And you thought our TWAMP bracket was the TWAMP-iest “March Madness” bracket out there.
A couple weeks ago, a blog for early American history, The Junto, created a bracket of its own. This bracket, a competition among historical titles, originated as a way to find the best early American history book published since 2000.
Considering the College of William and Mary’s own unique role in early American history, it is no surprise that three history professors and one graduate of the College found their way into The Junto’s bracket.
Books for the tournament were roughly sorted into different brackets based on the general topic or theme of the book.

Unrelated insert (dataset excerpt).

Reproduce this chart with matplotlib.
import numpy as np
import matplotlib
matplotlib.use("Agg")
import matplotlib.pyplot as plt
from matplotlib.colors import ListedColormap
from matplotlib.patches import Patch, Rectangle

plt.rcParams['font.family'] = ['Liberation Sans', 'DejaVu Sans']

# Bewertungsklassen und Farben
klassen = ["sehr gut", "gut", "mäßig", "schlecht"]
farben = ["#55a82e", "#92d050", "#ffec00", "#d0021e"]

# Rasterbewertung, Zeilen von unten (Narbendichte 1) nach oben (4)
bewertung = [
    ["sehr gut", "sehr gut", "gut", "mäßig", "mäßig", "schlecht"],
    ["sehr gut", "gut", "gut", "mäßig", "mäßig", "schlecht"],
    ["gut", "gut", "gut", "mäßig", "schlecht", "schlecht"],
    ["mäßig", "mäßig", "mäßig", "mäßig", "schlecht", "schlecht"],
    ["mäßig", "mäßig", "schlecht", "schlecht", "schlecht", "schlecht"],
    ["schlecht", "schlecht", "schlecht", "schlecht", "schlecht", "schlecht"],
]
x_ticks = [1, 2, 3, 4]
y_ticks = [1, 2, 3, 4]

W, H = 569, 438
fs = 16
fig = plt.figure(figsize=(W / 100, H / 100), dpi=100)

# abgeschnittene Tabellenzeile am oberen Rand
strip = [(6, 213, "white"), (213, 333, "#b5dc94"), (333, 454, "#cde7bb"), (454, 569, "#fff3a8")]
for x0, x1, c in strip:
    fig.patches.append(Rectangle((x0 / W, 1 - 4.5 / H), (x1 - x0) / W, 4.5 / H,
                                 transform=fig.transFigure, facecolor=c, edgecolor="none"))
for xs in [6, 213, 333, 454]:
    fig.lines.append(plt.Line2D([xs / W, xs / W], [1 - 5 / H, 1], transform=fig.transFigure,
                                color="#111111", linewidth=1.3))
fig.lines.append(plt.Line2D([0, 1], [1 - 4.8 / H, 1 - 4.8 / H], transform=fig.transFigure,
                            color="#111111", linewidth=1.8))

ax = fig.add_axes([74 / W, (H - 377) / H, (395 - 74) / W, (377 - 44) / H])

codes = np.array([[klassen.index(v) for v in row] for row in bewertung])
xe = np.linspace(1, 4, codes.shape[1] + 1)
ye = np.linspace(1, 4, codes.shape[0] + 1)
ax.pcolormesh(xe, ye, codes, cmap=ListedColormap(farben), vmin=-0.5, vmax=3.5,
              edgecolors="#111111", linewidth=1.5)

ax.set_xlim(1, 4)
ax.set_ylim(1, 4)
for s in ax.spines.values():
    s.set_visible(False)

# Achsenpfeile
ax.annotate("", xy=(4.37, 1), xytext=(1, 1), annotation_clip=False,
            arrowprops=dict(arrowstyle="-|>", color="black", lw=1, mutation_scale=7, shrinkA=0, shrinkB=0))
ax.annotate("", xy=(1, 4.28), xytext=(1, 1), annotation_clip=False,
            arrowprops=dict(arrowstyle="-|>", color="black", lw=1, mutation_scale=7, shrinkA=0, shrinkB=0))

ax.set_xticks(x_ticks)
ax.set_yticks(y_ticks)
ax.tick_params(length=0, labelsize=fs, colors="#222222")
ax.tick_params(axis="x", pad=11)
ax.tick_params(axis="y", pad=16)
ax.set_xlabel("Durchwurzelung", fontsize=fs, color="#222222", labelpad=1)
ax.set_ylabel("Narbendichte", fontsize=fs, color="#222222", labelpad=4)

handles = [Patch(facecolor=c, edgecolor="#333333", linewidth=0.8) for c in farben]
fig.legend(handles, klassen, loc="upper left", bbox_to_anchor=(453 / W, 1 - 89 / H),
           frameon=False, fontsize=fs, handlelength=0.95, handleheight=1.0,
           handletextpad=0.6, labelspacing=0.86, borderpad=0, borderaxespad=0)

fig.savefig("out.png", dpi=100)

These brackets consisted of transnational/religion, race/Native American/gender, race/slavery and political history.
Professors Karin Wulf, Paul Mapp and Brett Rushforth, along with Ph.D. graduate Michael Jarvis Ph.D. ’98, represented the College in this unique “March Madness” bracket.

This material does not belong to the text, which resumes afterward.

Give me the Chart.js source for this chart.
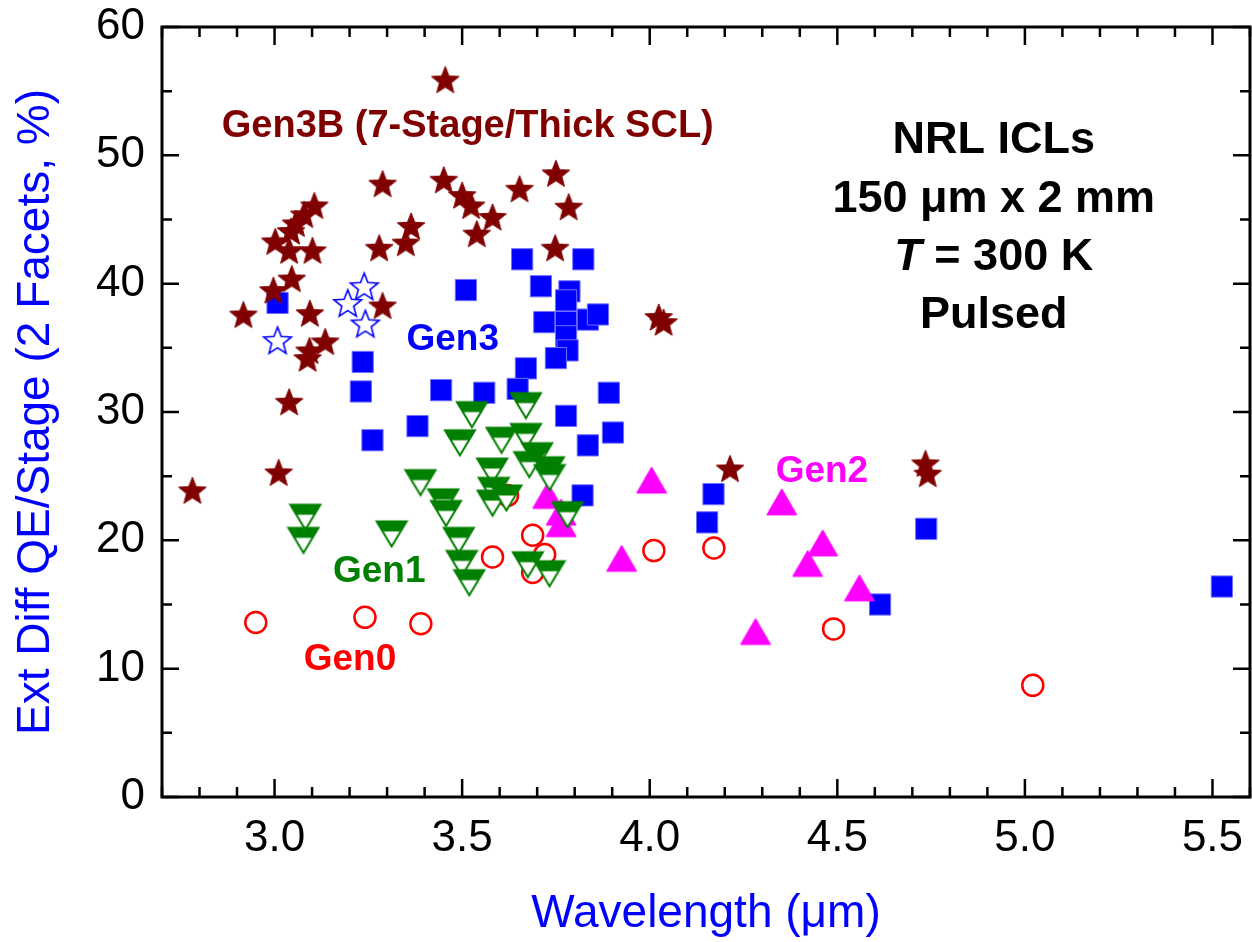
<!DOCTYPE html>
<html>
<head>
<meta charset="utf-8">
<script src="https://cdn.jsdelivr.net/npm/chart.js@4.4.1/dist/chart.umd.min.js"></script>
<style>
  html, body { margin: 0; padding: 0; background: #fff; overflow: hidden; }
  #qeChart { display: block; }
</style>
</head>
<body>
<canvas id="qeChart" width="1252" height="942"></canvas>
<script>
const FONT = '"Liberation Sans", Arial, Helvetica, sans-serif';

// axis ticks
const xTicks = [3.0, 3.5, 4.0, 4.5, 5.0, 5.5];
const yTicks = [0, 10, 20, 30, 40, 50, 60];

// Gen0 - open red circles
const gen0Wl = [3.621, 3.688, 3.720, 3.688, 3.581, 2.950, 3.241, 3.390, 4.011, 4.171, 4.490, 5.021];
const gen0QE = [23.5, 20.4, 18.9, 17.5, 18.7, 13.6, 14.0, 13.5, 19.2, 19.4, 13.1, 8.7];

// Gen1 - green down triangles
const gen1Wl = [3.082, 3.077, 3.312, 3.389, 3.450, 3.457, 3.491, 3.499, 3.519, 3.526, 3.494, 3.605, 3.670,
  3.670, 3.700, 3.679, 3.731, 3.733, 3.580, 3.584, 3.581, 3.618, 3.781, 3.675, 3.733];
const gen1QE = [21.8, 20.0, 20.5, 24.5, 23.0, 22.1, 20.0, 18.2, 16.7, 29.8, 27.6, 27.8, 30.5,
  28.1, 26.6, 25.9, 25.5, 24.9, 25.4, 23.9, 22.9, 23.3, 22.0, 18.1, 17.4];

// Gen2 - magenta triangles
const gen2Wl = [4.005, 3.925, 4.352, 4.461, 4.421, 4.559, 4.282, 3.728, 3.764, 3.764];
const gen2QE = [24.7, 18.6, 23.0, 19.8, 18.2, 16.3, 12.9, 23.5, 22.2, 21.3];

// Gen3 - blue squares
const gen3Wl = [3.008, 3.510, 3.660, 3.823, 3.710, 3.786, 3.777, 3.719, 3.777, 3.835, 3.862, 3.777,
  3.781, 3.750, 3.670, 3.648, 3.559, 3.444, 3.235, 3.230, 3.381, 3.261, 3.777, 3.835, 3.902, 3.891,
  3.821, 4.170, 4.153, 4.737, 4.614, 5.525];
const gen3QE = [38.5, 39.5, 41.9, 41.9, 39.8, 39.4, 38.7, 37.0, 37.0, 37.2, 37.6, 35.9,
  34.8, 34.2, 33.4, 31.8, 31.5, 31.7, 33.9, 31.6, 28.9, 27.8, 29.7, 27.4, 28.4, 31.5,
  23.5, 23.6, 21.4, 20.9, 15.0, 16.4];

// Gen3 - open blue stars
const gen3OpenWl = [3.239, 3.195, 3.242, 3.008];
const gen3OpenQE = [39.8, 38.5, 36.9, 35.6];

// Gen3B - dark red stars
const gen3bWl = [3.455, 3.288, 3.451, 3.500, 3.524, 3.581, 3.539, 3.653, 3.750, 3.784, 3.748, 3.106,
  3.079, 3.057, 3.044, 3.002, 3.039, 3.101, 3.279, 3.364, 3.350, 3.046, 2.997, 2.917, 3.094, 3.288,
  3.135, 3.093, 3.088, 3.039, 3.011, 2.781, 4.024, 4.037, 4.214, 4.735, 4.741];
const gen3bQE = [55.9, 47.8, 48.1, 46.9, 46.1, 45.2, 43.9, 47.4, 48.6, 46.0, 42.8, 46.1,
  45.4, 44.7, 44.1, 43.3, 42.6, 42.6, 42.8, 44.5, 43.2, 40.4, 39.5, 37.6, 37.7, 38.3,
  35.5, 34.8, 34.2, 30.8, 25.3, 23.9, 37.4, 37.0, 25.6, 26.0, 25.2];

function toPoints(xs, ys) {
  return xs.map((x, i) => ({ x: x, y: ys[i] }));
}

// ---- marker images ----
function starPath(ctx, cx, cy, R, r) {
  ctx.beginPath();
  for (let i = 0; i < 10; i++) {
    const rad = i % 2 === 0 ? R : r;
    const a = -Math.PI / 2 + i * Math.PI / 5;
    ctx.lineTo(cx + rad * Math.cos(a), cy + rad * Math.sin(a));
  }
  ctx.closePath();
}

function makeStar(fill, stroke, lw) {
  const c = document.createElement("canvas");
  c.width = 34;
  c.height = 34;
  const ctx = c.getContext("2d");
  const R = 14.5;
  starPath(ctx, 17, 17 + 0.095 * R, R, R * 0.43);
  ctx.fillStyle = fill;
  ctx.fill();
  ctx.lineWidth = lw;
  ctx.strokeStyle = stroke;
  ctx.stroke();
  return c;
}

function makeDownTriangle(color) {
  const c = document.createElement("canvas");
  c.width = 34;
  c.height = 30;
  const ctx = c.getContext("2d");
  ctx.beginPath();
  ctx.moveTo(2, 2.5);
  ctx.lineTo(32, 2.5);
  ctx.lineTo(17, 27.5);
  ctx.closePath();
  ctx.fillStyle = "#fff";
  ctx.fill();
  ctx.save();
  ctx.clip();
  ctx.fillStyle = color;
  ctx.fillRect(0, 0, 34, 12.5);
  ctx.restore();
  ctx.lineWidth = 2;
  ctx.strokeStyle = color;
  ctx.stroke();
  return c;
}

function makeUpTriangle(color) {
  const c = document.createElement("canvas");
  c.width = 34;
  c.height = 30;
  const ctx = c.getContext("2d");
  ctx.beginPath();
  ctx.moveTo(17, 2);
  ctx.lineTo(32, 28);
  ctx.lineTo(2, 28);
  ctx.closePath();
  ctx.fillStyle = color;
  ctx.fill();
  ctx.lineWidth = 1;
  ctx.strokeStyle = color;
  ctx.stroke();
  return c;
}

const starFilled = makeStar("#800000", "#800000", 1);
const starOpen = makeStar("#fff", "#0000ff", 1.6);
const triDown = makeDownTriangle("#008000");
const triUp = makeUpTriangle("#ff00ff");

// ---- frame with inward ticks + text labels ----
const frame = {
  id: "frame",
  afterDatasetsDraw(chart) {
    const { ctx, chartArea: a, scales } = chart;
    const xs = scales.x;
    const ys = scales.y;
    ctx.save();
    ctx.strokeStyle = "#000";
    ctx.lineWidth = 3;
    ctx.strokeRect(a.left, a.top, a.right - a.left, a.bottom - a.top);

    ctx.lineWidth = 2.5;
    ctx.beginPath();
    for (let v = 2.7; v <= 5.6001; v += 0.1) {
      const px = xs.getPixelForValue(v);
      const major = xTicks.some((t) => Math.abs(t - v) < 1e-6);
      const len = major ? 18 : 10;
      ctx.moveTo(px, a.bottom);
      ctx.lineTo(px, a.bottom - len);
      ctx.moveTo(px, a.top);
      ctx.lineTo(px, a.top + len);
    }
    for (let v = 0; v <= 60; v += 5) {
      const py = ys.getPixelForValue(v);
      const major = v % 10 === 0;
      const len = major ? 17 : 10;
      ctx.moveTo(a.left, py);
      ctx.lineTo(a.left + len, py);
      ctx.moveTo(a.right, py);
      ctx.lineTo(a.right - len, py);
    }
    ctx.stroke();

    const X = (v) => xs.getPixelForValue(v);
    const Y = (v) => ys.getPixelForValue(v);
    ctx.textAlign = "center";
    ctx.textBaseline = "alphabetic";
    const notes = [
      { t: "Gen3B (7-Stage/Thick SCL)", x: 3.515, y: 51.4, c: "#800000", s: 38 },
      { t: "Gen3", x: 3.475, y: 34.8, c: "#0000ff", s: 37 },
      { t: "Gen1", x: 3.279, y: 16.75, c: "#008000", s: 37 },
      { t: "Gen0", x: 3.201, y: 9.88, c: "#ff0000", s: 37 },
      { t: "Gen2", x: 4.459, y: 24.54, c: "#ff00ff", s: 37 },
      { t: "NRL ICLs", x: 4.917, y: 50.2, c: "#000", s: 45 },
      { t: "150 \u03bcm x 2 mm", x: 4.917, y: 45.6, c: "#000", s: 45 },
      { t: "Pulsed", x: 4.917, y: 36.55, c: "#000", s: 45 },
    ];
    notes.forEach((n) => {
      ctx.font = `bold ${n.s}px ${FONT}`;
      ctx.fillStyle = n.c;
      ctx.fillText(n.t, X(n.x), Y(n.y));
    });

    // "T = 300 K" with italic T
    ctx.fillStyle = "#000";
    ctx.textAlign = "left";
    ctx.font = `italic bold 45px ${FONT}`;
    const wT = ctx.measureText("T").width;
    ctx.font = `bold 45px ${FONT}`;
    const rest = " = 300 K";
    const wR = ctx.measureText(rest).width;
    const x0 = X(4.917) - (wT + wR) / 2;
    const yb = Y(41.07);
    ctx.font = `italic bold 45px ${FONT}`;
    ctx.fillText("T", x0, yb);
    ctx.font = `bold 45px ${FONT}`;
    ctx.fillText(rest, x0 + wT, yb);
    ctx.restore();
  },
};

const chart = new Chart(document.getElementById("qeChart"), {
  type: "scatter",
  data: {
    datasets: [
      {
        label: "Gen3B",
        data: toPoints(gen3bWl, gen3bQE),
        pointStyle: starFilled,
      },
      {
        label: "Gen1",
        data: toPoints(gen1Wl, gen1QE),
        pointStyle: triDown,
      },
      {
        label: "Gen2",
        data: toPoints(gen2Wl, gen2QE),
        pointStyle: triUp,
      },
      {
        label: "Gen0",
        data: toPoints(gen0Wl, gen0QE),
        pointStyle: "circle",
        pointRadius: 10.5,
        pointBorderWidth: 2.5,
        pointBorderColor: "#ff0000",
        pointBackgroundColor: "rgba(0,0,0,0)",
      },
      {
        label: "Gen3",
        data: toPoints(gen3Wl, gen3QE),
        pointStyle: "rect",
        pointRadius: 15,
        pointBorderWidth: 1,
        pointBorderColor: "#6f6fff",
        pointBackgroundColor: "#0000ff",
      },
      {
        label: "Gen3 open",
        data: toPoints(gen3OpenWl, gen3OpenQE),
        pointStyle: starOpen,
      },
    ],
  },
  options: {
    responsive: false,
    animation: false,
    events: [],
    layout: { autoPadding: false, padding: { top: 27, right: 2, left: 0, bottom: 0 } },
    plugins: {
      legend: { display: false },
      tooltip: { enabled: false },
    },
    scales: {
      x: {
        type: "linear",
        min: 2.7,
        max: 5.6,
        afterBuildTicks: (s) => {
          s.ticks = xTicks.map((v) => ({ value: v }));
        },
        afterFit: (s) => {
          s.height = 145;
          s.paddingLeft = 0;
          s.paddingRight = 0;
        },
        grid: { display: false, drawTicks: false },
        border: { display: false },
        ticks: {
          autoSkip: false,
          maxRotation: 0,
          padding: 0,
          color: "#000",
          font: { family: FONT, size: 44, lineHeight: 1.88 },
          callback: (v) => Number(v).toFixed(1),
        },
        title: {
          display: true,
          text: "Wavelength (\u03bcm)",
          color: "#0000ff",
          font: { family: FONT, size: 46, lineHeight: 1.2 },
          padding: { top: 0, bottom: 0 },
        },
      },
      y: {
        type: "linear",
        min: 0,
        max: 60,
        afterBuildTicks: (s) => {
          s.ticks = yTicks.map((v) => ({ value: v }));
        },
        afterFit: (s) => {
          s.width = 162;
          s.paddingTop = 0;
          s.paddingBottom = 0;
        },
        grid: { display: false, drawTicks: false },
        border: { display: false },
        ticks: {
          padding: 17,
          color: "#000",
          font: { family: FONT, size: 44 },
        },
        title: {
          display: true,
          text: "Ext Diff QE/Stage (2 Facets, %)",
          color: "#0000ff",
          font: { family: FONT, size: 46, lineHeight: 1.2 },
          padding: { top: 9, bottom: 0 },
        },
      },
    },
  },
  plugins: [frame],
});
</script>
</body>
</html>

Wulf’s book, “Not All Wives: Women of Colonial Philadelphia,” fell during the first round of the tournament to Daniel Richter’s “Facing East From Indian Country: A Native History of Early America.”
Mapp lost in the sweet sixteen to his colleague, Rushforth.
Rushforth, as a number two seed, lost in an upset to sixth seed Rebecca Anne Goetz in the final four.
The last standing connection to the College was Jarvis. Matched up against Rebecca Anne Goetz in the championship round, Jarvis came up on top, winning the bracket.
Jarvis received his Ph.D. from the College in 1998 and is now an associate professor of history at the University of Rochester.
Jarvis’s journey through the bracket was nothing short of a Cinderella story. His book, “In the Eye of All Trade,” focuses on 18th-century Bermuda and its relation to the Atlantic as an underrated agent in early American history. Jarvis also delves into the social aspect of the Bermudians of this era.
Jarvis has garnered the admiration of Bermudians with his book.
“Bermudians are very proud of their history and many of them have read the book,” Jarvis said.
Jarvis takes his success in the bracket as a representation of the recent change in how historians approach early America.
“It used to be [early American history was] the 13 colonies,” Jarvis said.
His book winning the championship matchup is confirmation of a swing toward viewing early American history through the eyes of the Atlantic.
At first, Jarvis was skeptical of his chances of succeeding.
“I followed it thinking, ‘a little island isn’t going to make it past Jefferson or Baltimore.’ Bermuda has been ‘the little island that could’ and is finally getting its recognition,” Jarvis said.
This “March Madness” has initiated conversation among early American historians and provided a little friendly competition. Upon his entrance in the bracket, Rushforth was a little unsure of what it would bring.
“I was skeptical at first, but it seems to have sparked some conversations and introduced people to new work they might not have otherwise engaged,” Rushforth said in an email.
Jarvis even said that this bracket has caused him to add a few more books to his summer reading list.
While flattering to be among such company, Jarvis said it was nice to have an independent confirmation that his book was being read and taken seriously by his colleagues. Rushforth agreed.
“My path through the bracket reminded me of what a privilege it is to be an early Americanist, to be a part of such a vibrant and affirming intellectual community,” Rushforth said in an email.
These books are not only receiving accolades by fellow historians, but are also promoting awareness of early American history books in the past 14 years to the general public. The Omohundro Institute of Early American History & Culture at the College is a great proponent of raising such awareness.
The Omohundro Institute is the premier producer of early American history literature and research. Both Jarvis’s and Rushforth’s books were published by the Omohundro Institute. The Omohundro Institute, therefore, shares in the success of Jarvis and Rushforth in this competition.